Last year, New York lawmakers passed a measure to expand the wetlands covered by state regulators, in part because of the pending Supreme Court case. Officials with the state Department of Environmental Conservation did not grant an interview about that effort, but supplied a statement saying the expansion would protect an additional 1 million acres of wetlands.

Making Investments

Other states are working to put firmer protections on the books. In New Mexico, officials already had been working prior to the ruling to establish a surface water permitting program.

While the state currently has standards to protect wetlands, it’s enforcing them via administrative orders rather than a well-defined program. Agency officials have been coordinating with counterparts in Washington state, which is also using administrative orders, even as both states work toward a more defined program.

“We’d like to get away from boutique permits, these individual one-off permits and standardize this,” said John Rhoderick, director of the Water Protection Division within the state Environment Department. “Each permit is an adventure to say the least.”

Rhoderick said it will take about five years to get the state program fully established, requiring an additional 35 to 40 staff members and $5 million to $6 million per year. He said state lawmakers have been supportive of that effort, and he anticipates they will empower his agency to begin a rulemaking process late next year.

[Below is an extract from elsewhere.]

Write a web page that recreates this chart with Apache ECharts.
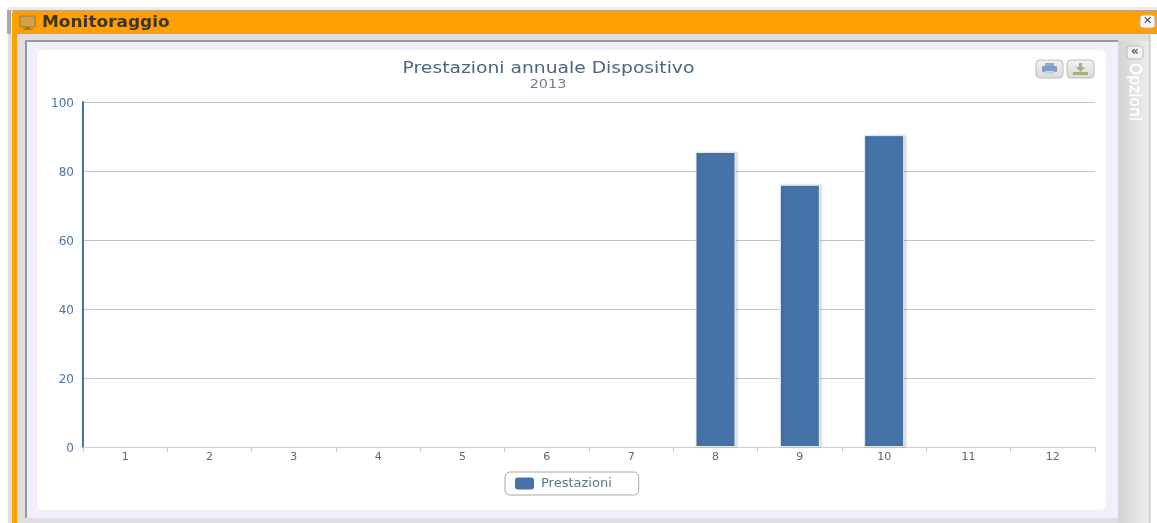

Colorado is among the states without strong wetlands protections. Gov. Jared Polis, a Democrat, has proposed $600,000 in his budget request as an “initial investment” toward developing a program, spokesperson Katherine Jones said in an email. The governor’s office declined an interview request seeking more details on that proposed program. Developers in the state say they’re monitoring the process, while environmental advocates say they’re working with officials to craft laws that will restore protections for Colorado’s waters.

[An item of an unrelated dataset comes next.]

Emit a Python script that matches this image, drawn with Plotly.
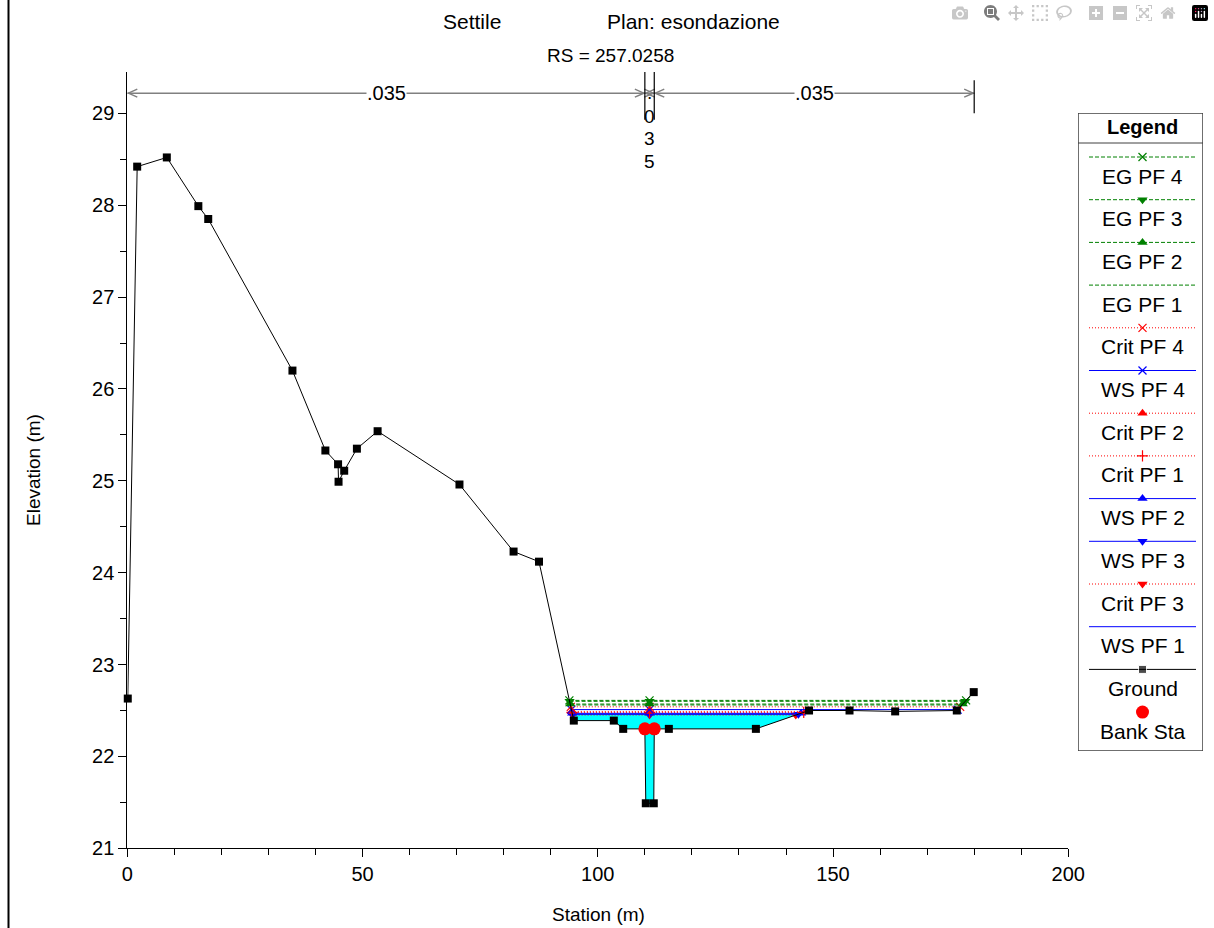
import numpy as np
import plotly.graph_objects as go

# ---------------- data ----------------
ground_sta = [0.1, 2.1, 8.4, 15.1, 17.2, 35.1, 42.1, 44.8, 44.9, 46.1, 48.8, 53.2,
              70.6, 82.1, 87.5, 94.9, 103.4, 105.4, 110.0, 110.2, 111.9, 112.0,
              115.1, 133.6, 144.9, 153.5, 163.2, 176.3, 179.9]
ground_elev = [22.63, 28.42, 28.52, 27.99, 27.85, 26.20, 25.33, 25.18, 24.99, 25.11,
               25.35, 25.54, 24.96, 24.23, 24.12, 22.39, 22.39, 22.30, 22.30, 21.49,
               21.49, 22.30, 22.30, 22.30, 22.50, 22.50, 22.49, 22.50, 22.70]
bank_sta = [110.0, 112.0]
bank_elev = [22.30, 22.30]

profile_names = ['EG PF 4', 'EG PF 3', 'EG PF 2', 'EG PF 1', 'Crit PF 4', 'WS PF 4',
                 'Crit PF 2', 'Crit PF 1', 'WS PF 2', 'WS PF 3', 'Crit PF 3', 'WS PF 1']
profile_levels = [22.61, 22.60, 22.57, 22.56, 22.54, 22.51,
                  22.49, 22.48, 22.47, 22.46, 22.45, 22.46]

n_values = ['.035', '.035', '.035']
n_breaks = [0.0, 110.0, 112.0, 180.0]

title_left = 'Settile'
title_right = 'Plan: esondazione'
subtitle = 'RS = 257.0258'

# ---------------- styles ----------------
GREEN = '#008000'
RED = '#FF0000'
BLUE = '#0000FF'
styles = {
    'EG PF 4': (GREEN, '4px,2px', 'x-thin'),
    'EG PF 3': (GREEN, '4px,2px', 'triangle-down'),
    'EG PF 2': (GREEN, '4px,2px', 'triangle-up'),
    'EG PF 1': (GREEN, '4px,2px', None),
    'Crit PF 4': (RED, '1px,2px', 'x-thin'),
    'WS PF 4': (BLUE, 'solid', 'x-thin'),
    'Crit PF 2': (RED, '1px,2px', 'triangle-up'),
    'Crit PF 1': (RED, '1px,2px', 'cross-thin'),
    'WS PF 2': (BLUE, 'solid', 'triangle-up'),
    'WS PF 3': (BLUE, 'solid', 'triangle-down'),
    'Crit PF 3': (RED, '1px,2px', 'triangle-down'),
    'WS PF 1': (BLUE, 'solid', None),
}

FONT = 'Arial, Liberation Sans, sans-serif'
W, H = 1214, 928

gs = np.array(ground_sta)
ge = np.array(ground_elev)
ic = int(np.argmin(ge))  # channel invert


def crossings(level):
    i = ic
    while ge[i - 1] < level:
        i -= 1
    a, b = i - 1, i
    xl = gs[a] + (ge[a] - level) / (ge[a] - ge[b]) * (gs[b] - gs[a])
    j = ic
    while ge[j + 1] < level:
        j += 1
    c, d = j, j + 1
    xr = gs[c] + (level - ge[c]) / (ge[d] - ge[c]) * (gs[d] - gs[c])
    return xl, xr, b, j


def marker_dict(color, sym, size=9):
    m = dict(symbol=sym, color=color, size=size)
    if sym in ('x-thin', 'cross-thin'):
        m['size'] = 8
        m['line'] = dict(color=color, width=1.2)
    else:
        m['line'] = dict(width=0)
    return m


def px_x(p):
    return p / W


def px_y(p):
    return 1 - p / H


fig = go.Figure()

# water fill (WS PF 1)
fill_level = profile_levels[profile_names.index('WS PF 1')]
xl, xr, b, j = crossings(fill_level)
fx = [xl] + list(gs[b:j + 1]) + [xr]
fy = [fill_level] + list(ge[b:j + 1]) + [fill_level]
fig.add_trace(go.Scatter(x=fx, y=fy, fill='toself', fillcolor='#00FFFF', mode='none',
                         showlegend=False, hoverinfo='skip'))

mid = (bank_sta[0] + bank_sta[1]) / 2
for name, lvl in reversed(list(zip(profile_names, profile_levels))):
    color, dash, sym = styles[name]
    xl, xr, _, _ = crossings(lvl)
    fig.add_trace(go.Scatter(x=[xl, xr], y=[lvl, lvl], mode='lines',
                             line=dict(color=color, width=1, dash=dash),
                             showlegend=False, cliponaxis=False, hoverinfo='skip'))
    if sym:
        fig.add_trace(go.Scatter(x=[xl, mid, xr], y=[lvl] * 3, mode='markers',
                                 marker=marker_dict(color, sym), showlegend=False,
                                 cliponaxis=False, name=name))

fig.add_trace(go.Scatter(x=ground_sta, y=ground_elev, mode='lines+markers',
                         line=dict(color='black', width=1),
                         marker=dict(symbol='square', size=8, color='black'),
                         showlegend=False, cliponaxis=False, name='Ground'))
fig.add_trace(go.Scatter(x=bank_sta, y=bank_elev, mode='markers',
                         marker=dict(symbol='circle', size=13, color=RED),
                         showlegend=False, cliponaxis=False, name='Bank Sta'))

# ---------------- custom legend (axes x2/y2 in pixel units) ----------------
legend_entries = profile_names + ['Ground', 'Bank Sta']
LX0, LX1, LY0, LY1 = 1078, 1203, 113, 751
sample_x0, sample_x1, sample_xc = 1089, 1196, 1142.5
first_y, step = 157, 42.7
annotations = []
for k, name in enumerate(legend_entries):
    ly = first_y + step * k
    if name in styles:
        color, dash, sym = styles[name]
        fig.add_trace(go.Scatter(x=[sample_x0, sample_x1], y=[ly, ly], mode='lines',
                                 line=dict(color=color, width=1, dash=dash),
                                 xaxis='x2', yaxis='y2', showlegend=False, hoverinfo='skip'))
        if sym:
            fig.add_trace(go.Scatter(x=[sample_xc], y=[ly], mode='markers',
                                     marker=marker_dict(color, sym), xaxis='x2', yaxis='y2',
                                     showlegend=False, hoverinfo='skip'))
    elif name == 'Ground':
        fig.add_trace(go.Scatter(x=[sample_x0, sample_xc, sample_x1], y=[ly] * 3, mode='lines+markers',
                                 line=dict(color='black', width=1),
                                 marker=dict(symbol='square', size=[0, 8, 0], color='black'),
                                 xaxis='x2', yaxis='y2', showlegend=False, hoverinfo='skip'))
    else:
        fig.add_trace(go.Scatter(x=[sample_xc], y=[ly], mode='markers',
                                 marker=dict(symbol='circle', size=13, color=RED),
                                 xaxis='x2', yaxis='y2', showlegend=False, hoverinfo='skip'))
    annotations.append(dict(text=name, x=sample_xc, y=ly + 19, xref='x2', yref='y2',
                            showarrow=False, xanchor='center', yanchor='middle',
                            font=dict(family=FONT, size=21, color='black')))
annotations.append(dict(text='<b>Legend</b>', x=sample_xc, y=127, xref='x2', yref='y2',
                        showarrow=False, xanchor='center', yanchor='middle',
                        font=dict(family=FONT, size=20, color='black')))

shapes = [
    dict(type='rect', xref='x2', yref='y2', x0=LX0, x1=LX1, y0=LY0, y1=LY1,
         line=dict(color='#404040', width=1.5), layer='below'),
    dict(type='line', xref='x2', yref='y2', x0=LX0, x1=LX1, y0=143, y1=143,
         line=dict(color='#404040', width=1)),
    dict(type='line', xref='paper', yref='paper', x0=px_x(8.5), x1=px_x(8.5), y0=0, y1=1,
         line=dict(color='black', width=2)),
]

# ---------------- Manning's n brackets ----------------
n_y = 29.22
GRAY = '#808080'
for k in range(len(n_values)):
    s0, s1 = n_breaks[k], n_breaks[k + 1]
    shapes.append(dict(type='line', xref='x', yref='y', x0=s0, x1=s1, y0=n_y, y1=n_y,
                       line=dict(color=GRAY, width=1.5)))
    shapes.append(dict(type='path', xref='x', yref='y', xsizemode='pixel', ysizemode='pixel',
                       xanchor=s0, yanchor=n_y, path='M 10,4 L 1,0 L 10,-4',
                       line=dict(color=GRAY, width=1.5)))
    shapes.append(dict(type='path', xref='x', yref='y', xsizemode='pixel', ysizemode='pixel',
                       xanchor=s1, yanchor=n_y, path='M -10,4 L -1,0 L -10,-4',
                       line=dict(color=GRAY, width=1.5)))
    if s1 - s0 > 10:
        annotations.append(dict(text=n_values[k], x=(s0 + s1) / 2, y=n_y, xref='x', yref='y',
                                showarrow=False, bgcolor='white', borderpad=0,
                                font=dict(family=FONT, size=20, color='black')))
    else:
        # narrow channel: value written vertically, one character per line
        char_px = [92, 116, 139, 161]
        for ch, py in zip(n_values[k], char_px):
            annotations.append(dict(text=ch, x=(s0 + s1) / 2, y=px_y(py), xref='x', yref='paper',
                                    showarrow=False, xanchor='center', yanchor='middle',
                                    font=dict(family=FONT, size=19, color='black')))
# bracket verticals
shapes.append(dict(type='line', xref='x', yref='y', x0=n_breaks[1], x1=n_breaks[1], y0=28.93, y1=29.45,
                   line=dict(color='black', width=1.2)))
shapes.append(dict(type='line', xref='x', yref='y', x0=n_breaks[2], x1=n_breaks[2], y0=28.93, y1=29.45,
                   line=dict(color='black', width=1.2)))
shapes.append(dict(type='line', xref='x', yref='y', x0=n_breaks[3], x1=n_breaks[3], y0=29.0, y1=29.36,
                   line=dict(color='black', width=1.2)))

# titles
annotations += [
    dict(text=title_left, x=px_x(441), y=px_y(22), xref='paper', yref='paper', showarrow=False,
         xanchor='left', yanchor='middle', font=dict(family=FONT, size=21, color='black')),
    dict(text=title_right, x=px_x(782), y=px_y(22), xref='paper', yref='paper', showarrow=False,
         xanchor='right', yanchor='middle', font=dict(family=FONT, size=21, color='black')),
    dict(text=subtitle, x=px_x(610), y=px_y(55), xref='paper', yref='paper', showarrow=False,
         xanchor='center', yanchor='middle', font=dict(family=FONT, size=19, color='black')),
    dict(text='Station (m)', x=px_x(598), y=px_y(914), xref='paper', yref='paper', showarrow=False,
         xanchor='center', yanchor='middle', font=dict(family=FONT, size=19, color='black')),
    dict(text='Elevation (m)', x=px_x(33), y=px_y(470), xref='paper', yref='paper', showarrow=False,
         textangle=-90, xanchor='center', yanchor='middle',
         font=dict(family=FONT, size=19, color='black')),
]

fig.update_layout(
    width=W, height=H, margin=dict(l=0, r=0, t=0, b=0, autoexpand=False),
    paper_bgcolor='white', plot_bgcolor='white', showlegend=False,
    font=dict(family=FONT, color='black'),
    xaxis=dict(domain=[px_x(127.3), px_x(1068.3)], range=[0, 200], showgrid=False, zeroline=False,
               automargin=False,
               showline=True, linecolor='black', linewidth=1, ticks='outside', ticklen=8,
               tickcolor='black', tickvals=[0, 50, 100, 150, 200],
               tickfont=dict(family=FONT, size=20, color='black'),
               minor=dict(ticks='outside', ticklen=6, dtick=10, tickcolor='black', showgrid=False)),
    yaxis=dict(domain=[px_y(848.3), px_y(72)], range=[21, 29.45], showgrid=False,
               zeroline=False, automargin=False,
               showline=True, linecolor='black', linewidth=1, ticks='outside',
               ticklen=8, tickcolor='black', tickvals=[21, 22, 23, 24, 25, 26, 27, 28, 29],
               tickfont=dict(family=FONT, size=20, color='black'),
               minor=dict(ticks='outside', ticklen=6, dtick=0.5, tickcolor='black', showgrid=False)),
    xaxis2=dict(domain=[px_x(LX0), px_x(LX1)], range=[LX0, LX1], visible=False, anchor='y2',
                automargin=False),
    yaxis2=dict(domain=[px_y(LY1), px_y(LY0)], range=[LY1, LY0], visible=False, anchor='x2',
                automargin=False),
    shapes=shapes, annotations=annotations,
)

fig.write_html('out.html', post_script="document.body.style.margin='0';document.body.style.overflow='hidden';")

“We are fully intent, both advocates and the government, to get a program in place that will at a minimum return us to where we were at [with federal oversight],” said Ean Tafoya, Colorado state director with GreenLatinos, an environmental justice organization. “What’s frustrating is that we could have been taking these steps a few years ago.”

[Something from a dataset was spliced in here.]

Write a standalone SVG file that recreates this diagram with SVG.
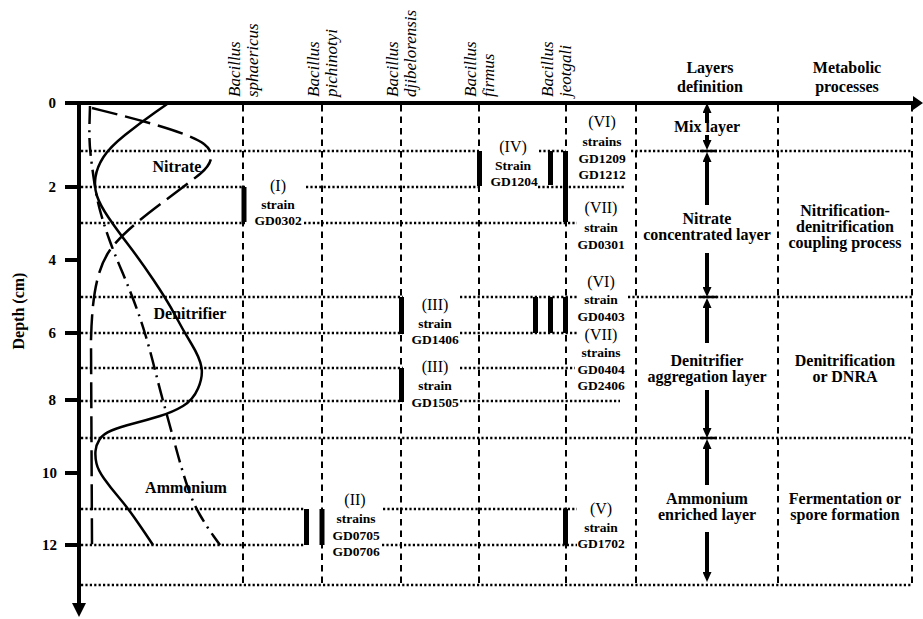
<svg xmlns="http://www.w3.org/2000/svg" width="923" height="619" viewBox="0 0 923 619">
<style>
text{font-family:"Liberation Serif","Times New Roman",serif;fill:#000}
.vd{stroke:#000;stroke-width:2;stroke-dasharray:6.5 5;fill:none}
.hd{stroke:#000;stroke-width:2.5;stroke-dasharray:2.2 2.2;fill:none}
.bar{stroke:#000;stroke-width:5}
.ax{stroke:#000;stroke-width:4;fill:none}
.sp{font-style:italic;font-size:17px}
.hdr{font-weight:bold;font-size:16px;text-anchor:middle}
.num{font-weight:bold;font-size:15px;text-anchor:end}
.rn{font-size:16px;text-anchor:middle}
.st{font-weight:bold;font-size:13.5px;text-anchor:middle}
.cv{stroke:#000;stroke-width:2.5;fill:none}
.sh{stroke:#000;stroke-width:4}
</style>
<defs>
<marker id="ah" viewBox="0 0 10 9" refX="0" refY="4.5" markerWidth="10" markerHeight="9" markerUnits="userSpaceOnUse" orient="auto">
<path d="M0,0 L10,4.5 L0,9 z" fill="#000"/>
</marker>
</defs>

<g id="grid">
<g id="verticals">
<line class="vd" x1="243" y1="105" x2="243" y2="584"/>
<line class="vd" x1="322" y1="105" x2="322" y2="584"/>
<line class="vd" x1="401" y1="105" x2="401" y2="584"/>
<line class="vd" x1="479" y1="105" x2="479" y2="584"/>
<line class="vd" x1="566" y1="105" x2="566" y2="584"/>
<line class="vd" x1="636" y1="105" x2="636" y2="584"/>
<line class="vd" x1="778" y1="105" x2="778" y2="584"/>
<line class="vd" x1="912" y1="105" x2="912" y2="584"/>
</g>
<g id="horizontals">
<path class="hd" d="M81,151H479M539,151H566M631,151H912"/>
<path class="hd" d="M81,187H245M306,187H482M538,187H625"/>
<path class="hd" d="M81,223H245M304,223H577"/>
<path class="hd" d="M81,297H403M460,297H577M628,297H912"/>
<path class="hd" d="M81,333H403M460,333H577"/>
<path class="hd" d="M81,368H403M460,368H575"/>
<path class="hd" d="M81,401H403M460,401H620"/>
<path class="hd" d="M81,438H912"/>
<path class="hd" d="M81,509H304M383,509H577"/>
<path class="hd" d="M81,545H304M382,545H577"/>
<path class="hd" d="M81,585H912"/>
</g>
</g>

<g id="axes">
<line class="ax" x1="65" y1="103" x2="914" y2="103"/>
<polygon points="913,96 923,103 913,110" fill="#000"/>
<line class="ax" x1="79" y1="101" x2="79" y2="604"/>
<polygon points="72,603 79,617 86,603" fill="#000"/>
<path class="ax" d="M65,187H79M65,260H79M65,333H79M65,400H79M65,473H79M65,545H79"/>
<text class="num" x="56" y="108">0</text>
<text class="num" x="56" y="192">2</text>
<text class="num" x="56" y="265">4</text>
<text class="num" x="56" y="338">6</text>
<text class="num" x="56" y="405">8</text>
<text class="num" x="57" y="478">10</text>
<text class="num" x="57" y="550">12</text>
<text transform="translate(24,311) rotate(-90)" font-weight="bold" font-size="16" text-anchor="middle">Depth (cm)</text>
</g>

<g id="curves">
<path id="solid" class="cv" d="M170,102 L155,112.5 Q140,123 125,135 Q110,147 103.5,157 Q97,167 95.5,177 Q94,187 97,196 Q100,205 108.5,217.5 Q117,230 128.5,245 Q140,260 153.5,280 Q167,300 175,315 Q183,330 191.5,344 Q200,358 201.5,367.5 Q203,377 198,388.5 Q193,400 183,406 Q173,412 160,416 Q147,420 133.5,423.5 Q120,427 111.5,430.5 Q103,434 99.5,439.5 Q96,445 95.5,451 Q95,457 96.5,463.5 Q98,470 104,478.5 Q110,487 118.5,497 Q127,507 135,518.5 Q143,530 148,537.5 L153,545"/>
<path id="dashed" class="cv" stroke-dasharray="26 8" d="M92,108 C140,120 190,133 204,144 C216,153 212,164 200,174 C170,198 128,225 110,250 C96,270 92,300 91,340 L92,545"/>
<path id="dashdot" class="cv" stroke-dasharray="18 6 2 6" d="M90,106 L89.5,123 Q89,140 90.5,153.5 Q92,167 94.5,183.5 Q97,200 101,214 Q105,228 110,241.5 Q115,255 121,269 Q127,283 133.5,300 Q140,317 145,333.5 Q150,350 155,370 Q160,390 166.5,413.5 Q173,437 177.5,453.5 Q182,470 187.5,486.5 Q193,503 200,515 Q207,527 213.5,536 L220,545"/>
<text x="177" y="172" font-weight="bold" font-size="16" text-anchor="middle">Nitrate</text>
<text x="190" y="319" font-weight="bold" font-size="16" text-anchor="middle">Denitrifier</text>
<text x="186" y="493" font-weight="bold" font-size="16" text-anchor="middle">Ammonium</text>
</g>

<g id="species">
<text class="sp" transform="translate(240,97) rotate(-90)">Bacillus</text>
<text class="sp" transform="translate(258,97) rotate(-90)">sphaericus</text>
<text class="sp" transform="translate(319,97) rotate(-90)">Bacillus</text>
<text class="sp" transform="translate(337,97) rotate(-90)">pichinotyi</text>
<text class="sp" transform="translate(398,97) rotate(-90)">Bacillus</text>
<text class="sp" transform="translate(416,97) rotate(-90)">djibelorensis</text>
<text class="sp" transform="translate(476,97) rotate(-90)">Bacillus</text>
<text class="sp" transform="translate(494,97) rotate(-90)">firmus</text>
<text class="sp" transform="translate(553,97) rotate(-90)">Bacillus</text>
<text class="sp" transform="translate(571,97) rotate(-90)">jeotgali</text>
<text class="hdr" x="710" y="73">Layers</text>
<text class="hdr" x="710" y="92">definition</text>
<text class="hdr" x="847" y="73">Metabolic</text>
<text class="hdr" x="847" y="92">processes</text>
</g>

<g id="bars">
<line class="bar" x1="244" y1="187" x2="244" y2="222"/>
<line class="bar" x1="479.5" y1="151" x2="479.5" y2="186"/>
<line class="bar" x1="550.5" y1="151" x2="550.5" y2="185"/>
<line class="bar" x1="565.5" y1="151" x2="565.5" y2="222"/>
<line class="bar" x1="401.5" y1="297" x2="401.5" y2="334"/>
<line class="bar" x1="535.5" y1="297" x2="535.5" y2="333"/>
<line class="bar" x1="550.5" y1="297" x2="550.5" y2="333"/>
<line class="bar" x1="565.5" y1="297" x2="565.5" y2="333"/>
<line class="bar" x1="401.5" y1="368" x2="401.5" y2="402"/>
<line class="bar" x1="306.5" y1="509" x2="306.5" y2="545"/>
<line class="bar" x1="322" y1="509" x2="322" y2="545"/>
<line class="bar" x1="565.5" y1="509" x2="565.5" y2="545"/>
</g>

<g id="strain-labels">
<text class="rn" x="278" y="191">(I)</text>
<text class="st" x="278" y="209">strain</text>
<text class="st" x="278" y="225">GD0302</text>

<text class="rn" x="513" y="152">(IV)</text>
<text class="st" x="513" y="170">Strain</text>
<text class="st" x="514" y="186">GD1204</text>

<text class="rn" x="602" y="127">(VI)</text>
<text class="st" x="602" y="146">strains</text>
<text class="st" x="602" y="163">GD1209</text>
<text class="st" x="602" y="179">GD1212</text>

<text class="rn" x="601" y="213">(VII)</text>
<text class="st" x="601" y="232">strain</text>
<text class="st" x="601" y="249">GD0301</text>

<text class="rn" x="601" y="287">(VI)</text>
<text class="st" x="601" y="304">strain</text>
<text class="st" x="601" y="321">GD0403</text>

<text class="rn" x="601" y="340">(VII)</text>
<text class="st" x="601" y="357">strains</text>
<text class="st" x="601" y="374">GD0404</text>
<text class="st" x="601" y="390">GD2406</text>

<text class="rn" x="435" y="310">(III)</text>
<text class="st" x="435" y="328">strain</text>
<text class="st" x="435" y="344">GD1406</text>

<text class="rn" x="435" y="372">(III)</text>
<text class="st" x="435" y="390">strain</text>
<text class="st" x="435" y="407">GD1505</text>

<text class="rn" x="355" y="505">(II)</text>
<text class="st" x="356" y="523">strains</text>
<text class="st" x="356" y="540">GD0705</text>
<text class="st" x="356" y="556">GD0706</text>

<text class="rn" x="601" y="514">(V)</text>
<text class="st" x="601" y="532">strain</text>
<text class="st" x="601" y="548">GD1702</text>
</g>

<g id="layers">
<line class="sh" x1="707" y1="123" x2="707" y2="113" marker-end="url(#ah)"/>
<line class="sh" x1="707" y1="135" x2="707" y2="140" marker-end="url(#ah)"/>
<line x1="700" y1="151" x2="717" y2="151" stroke="#000" stroke-width="2.5"/>
<line class="sh" x1="707" y1="205" x2="707" y2="162" marker-end="url(#ah)"/>
<line class="sh" x1="707" y1="253" x2="707" y2="287" marker-end="url(#ah)"/>
<line x1="700" y1="297" x2="717" y2="297" stroke="#000" stroke-width="2.5"/>
<line class="sh" x1="707" y1="343" x2="707" y2="308" marker-end="url(#ah)"/>
<line class="sh" x1="707" y1="390" x2="707" y2="428" marker-end="url(#ah)"/>
<line x1="700" y1="438" x2="717" y2="438" stroke="#000" stroke-width="2.5"/>
<line class="sh" x1="707" y1="485" x2="707" y2="449" marker-end="url(#ah)"/>
<line class="sh" x1="707" y1="532" x2="707" y2="572" marker-end="url(#ah)"/>
<text class="hdr" x="707" y="132">Mix layer</text>
<text class="hdr" x="707" y="224">Nitrate</text>
<text class="hdr" x="707" y="240">concentrated layer</text>
<text class="hdr" x="707" y="366">Denitrifier</text>
<text class="hdr" x="707" y="382">aggregation layer</text>
<text class="hdr" x="707" y="504">Ammonium</text>
<text class="hdr" x="707" y="520">enriched layer</text>
</g>

<g id="processes">
<text class="hdr" x="845" y="216">Nitrification-</text>
<text class="hdr" x="845" y="232">denitrification</text>
<text class="hdr" x="845" y="248">coupling process</text>
<text class="hdr" x="845" y="366">Denitrification</text>
<text class="hdr" x="845" y="382">or DNRA</text>
<text class="hdr" x="845" y="504">Fermentation or</text>
<text class="hdr" x="845" y="520">spore formation</text>
</g>
</svg>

While Polis’ budget request may help to kick-start a rulemaking process, Tafoya said, establishing a full regulatory program will cost millions of dollars. While specific bill language hasn’t been released, he said he expects lawmakers to consider legislation that would direct the state Water Quality Control Division to establish standards by a certain date.

Illinois activists also are pushing for legislative action.

“Wetlands are one of the few natural tools we have to filter our nutrient pollution, and they have the capacity to hold water, which helps mitigate flooding,” said Eliot Clay, land use programs director with the Illinois Environmental Council. “They are going to help us get through some of the worst impacts of climate change.”

At present, Clay said, the state’s wetlands protections are vague, and the state Department of Natural Resources is understaffed. But he believes Democratic Gov. JB Pritzker is interested in bolstering the state’s standards, and advocates expect to see a bill in the legislature next year.

Pritzker’s office did not respond to a request for comment.